Poco antes de morir, Rafael Andolz realizó en la radio varios perfiles de paisanos suyos. Paisanos que hallan su lugar de paseo, su espacio de supervivencia en las costeras, en los porches, en el parque o en casas señoriales donde, antaño, en una noche de neblina y misterio, llegó a pernoctar una reina. Son paisanos que viven una inadvertida y pertinaz relación de amor con Huesca. Carlos Castán, sobrino del escritor y sacerdote, dice en su exacto prólogo a “Personajes de mi paisaje” (Tropo Editores): “Entre la excentricidad y el casticismo, estos seres humanos irrepetibles, casi todos olvidados a día  de  hoy (...), que llenaron de vida las calles y las tabernas, que alegraron con sus presencia aquellas décadas de penumbra, merecen sin duda este tierno homenaje”. La mirada de Rafael Andolz es escrutadora, aunque siempre afable. Domina la técnica del daguerrotipo. Tiende a la benevolencia, sin incurrir en la exageración. Dice que le gusta el bosque animado y con seres humanos, y su “el paisaje de mi Huesca ha sido siempre pródigo en figuras (...) Alguno me tildará de romántico o sentimental. No voy a disculparme. Quiero a Huesca con su personalidad, en el sentido más amplio del término”.

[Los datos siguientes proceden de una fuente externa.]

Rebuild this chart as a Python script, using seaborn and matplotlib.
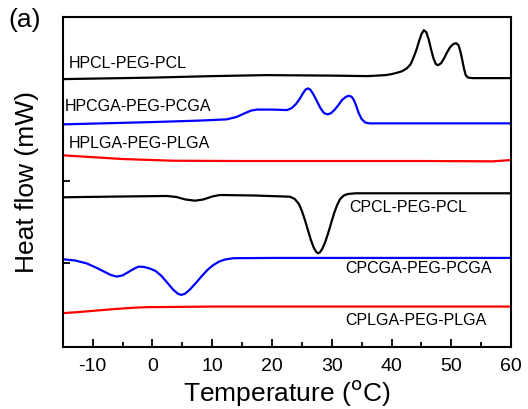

Arranca sus retratos con aquella Marieta Pérez, retrataba bellamente y algo culona por Oltra en vísperas de la Guerra Civil, que fue profesora de canto de Camila Gracia y organista en la iglesia de San Lorenzo. Aquella mujer,  cuya casa era un museo,  le dice que a la mesa de su casa estuvieron sentados Silvio Kossti y Pío Baroja. Antonio Durán Gudiol se alza en medio de los documentos y el polvo viejo de la catedral y la hostilidad del Gobernador Civil, convertido en un “sabio medievalista y escritor  infatigable, de prosa clara, poética y preciosa” y además en un místico, al que el poder oficial considera “muy peligroso”. Antonié, “el hombre más condecorado de Huesca”, coleccionaba insignias y tenía el hábito de la cleptomanía. Y con ellos están el limpiabotas Peteneras; el estañador Pataticas y su enamorada sigilosa La Chaparrones; aquel gitano apodado el  Morros que repartía el pánico entre los chicos de Huesca; aquel Carabuey que tenía algo de “hombre elefante” doméstico, de finísimo oído para la música; el Poli, zapatero junto al Olimpia e hijo del campanero de la catedral.
 

Hay más, mucho más, como aquella Donaciana Caño, Dona, que era una profesora más temida que respetada: si alguien no se comportaba bien, le arrojaba  el bastón como si fuera una jabalina. Éste es un libro entrañable y tierno, una apología de la memoria: la de una ciudad y sus  moradores.   
 

Personajes de mi paisaje. Rafael Andolz. Prólogo de Carlos Castán. Tropo Editores. Zaragoza, 2007. 110 páginas. [Este atículo apareció ayer en la edición de Heraldo de Aragón de Huesca. La foto es del castillo de Montearagón].